Susan Brooks Thistlethwaite, professor of theology at Chicago Theological Seminary believes that Jesus had an economic plan. She’s written a book, #Occupy the Bible: What Jesus Really Said (and Did) About Money and Power, and claims that Jesus came to reverse economic inequality.
When Jesus announced his ministry as “good news to the poor” and to “proclaim the Year of the Lord’s favor” (Luke 4: 18-19), he meant that he wanted his society to have a year when economic inequality was reversed. That’s the “Year of the Lord’s favor” or the biblical “Jubilee” as I write in the Chapter 6: “The Jubilee, or, Jesus Had an Economic Plan” in #OccupytheBible.
Her recent article in the Huffington Post has some merit.
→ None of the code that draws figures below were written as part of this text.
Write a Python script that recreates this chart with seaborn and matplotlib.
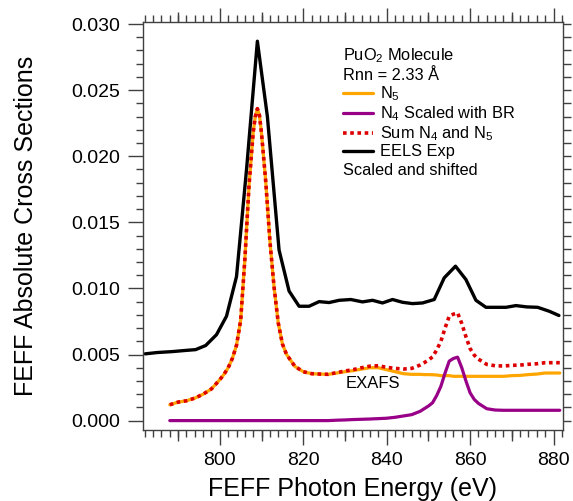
import numpy as np
import pandas as pd
import matplotlib
matplotlib.use("Agg")
import matplotlib.pyplot as plt
from matplotlib.ticker import MultipleLocator, NullFormatter
import seaborn as sns

# ---- data -------------------------------------------------------------
# common energy grid for the FEFF calculations (eV)
feff_energy = [788, 790, 792, 794, 796, 798, 800, 801, 802, 803, 804, 805,
               806, 807, 808, 808.5, 809, 809.5, 810, 811, 812, 813, 814,
               815, 816, 818, 820, 822, 824, 826, 828, 830, 832, 834, 836,
               838, 840, 842, 844, 846, 848, 849, 850, 851, 852, 853, 854,
               855, 856, 857, 858, 859, 860, 861, 862, 864, 866, 868, 870,
               872, 874, 876, 878, 880, 881.5]

n5 = [0.0012, 0.0014, 0.0015, 0.0017, 0.0020, 0.0024, 0.0031, 0.0035,
      0.0040, 0.0047, 0.0057, 0.0076, 0.0122, 0.0178, 0.0218, 0.0230,
      0.0236, 0.0231, 0.0217, 0.0181, 0.0136, 0.0101, 0.0074, 0.0058,
      0.0050, 0.0041, 0.0037, 0.00355, 0.00352, 0.0035, 0.0036, 0.0037,
      0.00378, 0.0039, 0.0040, 0.0040, 0.00385, 0.0037, 0.00355, 0.0035,
      0.0035, 0.00348, 0.00348, 0.00347, 0.00345, 0.0034, 0.0034, 0.0034,
      0.00335, 0.00335, 0.00335, 0.00335, 0.00335, 0.00335, 0.00335,
      0.00335, 0.00335, 0.00335, 0.0034, 0.00342, 0.00348, 0.00352,
      0.0036, 0.0036, 0.0036]

n4_br = [0.0, 0.0, 0.0, 0.0, 0.0, 0.0, 0.0, 0.0, 0.0, 0.0, 0.0, 0.0,
         0.0, 0.0, 0.0, 0.0, 0.0, 0.0, 0.0, 0.0, 0.0, 0.0, 0.0, 0.0,
         0.0, 0.0, 0.0, 0.0, 0.0, 0.0, 0.00003, 0.00005, 0.00008, 0.0001,
         0.00012, 0.00015, 0.00018, 0.00025, 0.00035, 0.00045, 0.0007,
         0.0009, 0.0011, 0.00135, 0.0019, 0.0026, 0.0036, 0.0045, 0.0047,
         0.0048, 0.0040, 0.0030, 0.0021, 0.0016, 0.0013, 0.0009, 0.0008,
         0.00078, 0.00078, 0.00078, 0.00078, 0.00078, 0.00078, 0.00078,
         0.00078]

n4_n5_sum = [0.0012, 0.0014, 0.0015, 0.0017, 0.0020, 0.0024, 0.0031, 0.0035,
             0.0040, 0.0047, 0.0057, 0.0076, 0.0122, 0.0178, 0.0218, 0.0230,
             0.0236, 0.0231, 0.0217, 0.0181, 0.0136, 0.0101, 0.0074, 0.0058,
             0.0050, 0.0041, 0.0037, 0.00355, 0.00352, 0.0035, 0.00363,
             0.00375, 0.00386, 0.0040, 0.00412, 0.00415, 0.00403, 0.00395,
             0.0039, 0.00395, 0.0042, 0.00438, 0.00458, 0.00482, 0.00535,
             0.006, 0.007, 0.0079, 0.00805, 0.00815, 0.00735, 0.00635,
             0.00545, 0.00495, 0.00465, 0.00425, 0.00415, 0.00413, 0.00418,
             0.0042, 0.00426, 0.0043, 0.00438, 0.00438, 0.00438]

# EELS experiment, scaled and shifted
eels_energy = [782.1, 785.0, 788.6, 791.5, 794.2, 796.6, 799.2, 801.6, 804.0,
               806.4, 809.0, 811.4, 814.2, 816.6, 819.0, 821.4, 823.8, 826.2,
               828.6, 831.4, 834.2, 836.6, 839.0, 841.4, 843.8, 846.2, 848.6,
               851.4, 853.8, 856.5, 859.0, 861.4, 863.8, 866.2, 868.6, 871.0,
               873.6, 876.2, 879.0, 881.3]
eels_exp = [0.00505, 0.00515, 0.00522, 0.0053, 0.00537, 0.00568, 0.0065,
            0.0079, 0.0109, 0.0190, 0.0287, 0.0230, 0.0129, 0.0098, 0.00865,
            0.00865, 0.0090, 0.00893, 0.0091, 0.00916, 0.00898, 0.0091,
            0.0089, 0.00916, 0.00895, 0.00885, 0.0089, 0.00916, 0.0108,
            0.01168, 0.01067, 0.0091, 0.00857, 0.00857, 0.00857, 0.0087,
            0.0086, 0.00857, 0.00827, 0.00795]

x_ticks = [800, 820, 840, 860, 880]
y_ticks = [0.000, 0.005, 0.010, 0.015, 0.020, 0.025, 0.030]

feff = pd.DataFrame({"energy": feff_energy, "n5": n5, "n4": n4_br,
                     "sum": n4_n5_sum})
eels = pd.DataFrame({"energy": eels_energy, "eels": eels_exp})

# ---- style ------------------------------------------------------------
sns.set_theme(style="ticks")
plt.rcParams["font.family"] = ["Liberation Sans", "DejaVu Sans"]
plt.rcParams["mathtext.fontset"] = "custom"
plt.rcParams["mathtext.rm"] = "Liberation Sans"
plt.rcParams["mathtext.it"] = "Liberation Sans"
plt.rcParams["text.color"] = "black"
plt.rcParams["axes.labelcolor"] = "black"
spine_col = "#404040"

fig = plt.figure(figsize=(5.73, 5.01), dpi=100)
ax = fig.add_axes([0.249, 0.142, 0.733, 0.8135])

sns.lineplot(data=feff, x="energy", y="n5", ax=ax, color="#FFA500",
             lw=2.3, label="N$_5$", estimator=None)
sns.lineplot(data=feff, x="energy", y="n4", ax=ax, color="#990088",
             lw=2.3, label="N$_4$ Scaled with BR", estimator=None)
sns.lineplot(data=feff, x="energy", y="sum", ax=ax, color="#DD0000",
             lw=2.6, linestyle=(0, (1.0, 1.0)), dash_capstyle="butt",
             label="Sum N$_4$ and N$_5$", estimator=None)
sns.lineplot(data=eels, x="energy", y="eels", ax=ax, color="black",
             lw=2.4, label="EELS Exp", estimator=None)

ax.set_xlim(781.5, 882.2)
ax.set_ylim(-0.0007, 0.03013)
ax.set_xticks(x_ticks)
ax.set_yticks(y_ticks)
ax.set_yticklabels([f"{v:.3f}" for v in y_ticks])
ax.xaxis.set_minor_locator(MultipleLocator(2))
ax.yaxis.set_minor_locator(MultipleLocator(0.001))

for s in ax.spines.values():
    s.set_visible(True)
    s.set_color(spine_col)
    s.set_linewidth(1.0)

ax.tick_params(which="major", direction="out", length=11, width=1.0,
               color=spine_col, labelsize=14, labelcolor="black", pad=5)
ax.tick_params(which="minor", direction="out", length=5, width=1.0,
               color=spine_col)

# medium ticks every 10 eV on the bottom axis
mid_ticks = [790, 810, 830, 850, 870]
bot = ax.secondary_xaxis("bottom")
bot.set_xticks(mid_ticks)
bot.xaxis.set_major_formatter(NullFormatter())
bot.tick_params(direction="out", length=8, width=1.0, color=spine_col)
bot.spines["bottom"].set_visible(False)

# top axis: 20 eV, 10 eV and 2 eV ticks, no labels
top = ax.secondary_xaxis("top")
top.set_xticks(x_ticks)
top.xaxis.set_minor_locator(MultipleLocator(2))
top.xaxis.set_major_formatter(NullFormatter())
top.tick_params(which="major", direction="out", length=10, width=1.0,
                color=spine_col)
top.tick_params(which="minor", direction="out", length=5, width=1.0,
                color=spine_col)
top.spines["top"].set_visible(False)
top_mid = ax.secondary_xaxis("top")
top_mid.set_xticks(mid_ticks)
top_mid.xaxis.set_major_formatter(NullFormatter())
top_mid.tick_params(direction="out", length=7.5, width=1.0, color=spine_col)
top_mid.spines["top"].set_visible(False)

# right axis: evenly spaced short ticks
right = ax.secondary_yaxis("right")
right.yaxis.set_major_locator(MultipleLocator(0.001))
right.yaxis.set_major_formatter(NullFormatter())
right.tick_params(direction="out", length=6, width=1.0, color=spine_col)
right.spines["right"].set_visible(False)

ax.set_xlabel("FEFF Photon Energy (eV)", fontsize=18, labelpad=6)
ax.set_ylabel("FEFF Absolute Cross Sections", fontsize=18, labelpad=24)

leg = ax.legend(title="PuO$_2$ Molecule\nRnn = 2.33 Å", loc="upper left",
                bbox_to_anchor=(0.476, 0.94), frameon=False, fontsize=11.8,
                title_fontsize=11.8, alignment="left", handlelength=1.85,
                handletextpad=0.45, labelspacing=0.08, borderpad=0,
                borderaxespad=0)
leg._legend_box.sep = 1

ax.text(0.476, 0.637, "Scaled and shifted", transform=ax.transAxes,
        fontsize=11.8, ha="left", va="center")
ax.text(830.2, 0.0028, "EXAFS", fontsize=12, ha="left", va="center")

fig.savefig("out.png", dpi=100)
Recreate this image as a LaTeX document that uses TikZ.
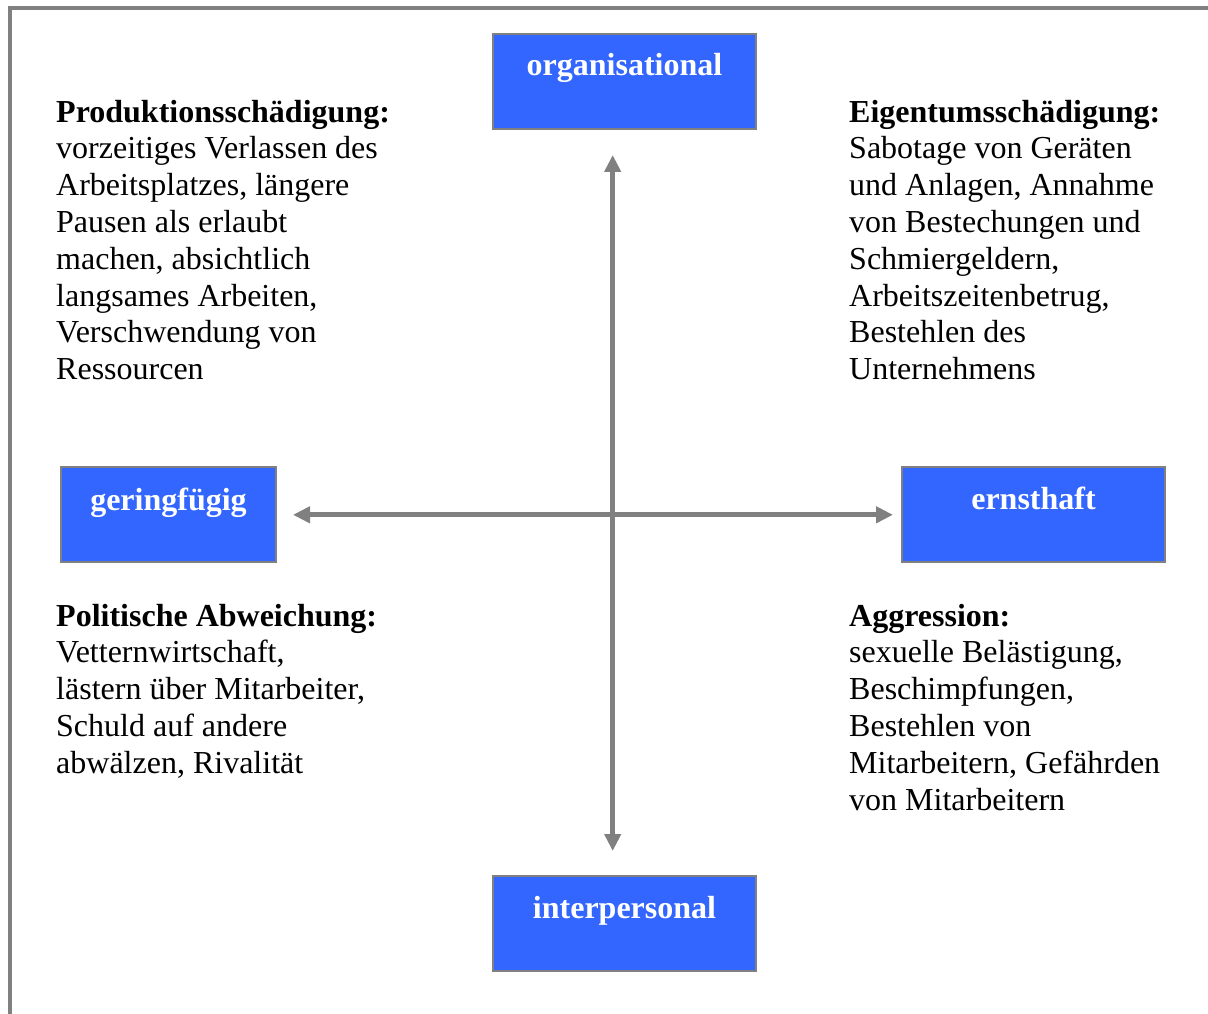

She points out that Americans need to do a much better job at lifting people out of poverty, and that children in our country should not be hungry. However, the idea that Jesus came, not as a Savior for our sins, but as some sort of economic guru who started an Occupy the Roman Empire movement is not only absurd, it’s theological contortion.
Jesus’ economic plan was pretty simple: “repay to Caesar what belongs to Caesar and to God what belongs to God” (Mt. 22:21) Putting that Scripture in context, one notes that Jesus was replying to the Pharisees who were trying to trap him into speaking out against the Romans. He quietly turned the tables on them.
Nowhere in Scripture does Jesus condemn wealth in and of itself. He demands the same from both the poor and the wealthy: to store up treasure in Heaven, to love God and others, and to take up our crosses and follow Him. It’s not much of an economic plan, but then Jesus wasn’t an economist. He had bigger things on His mind.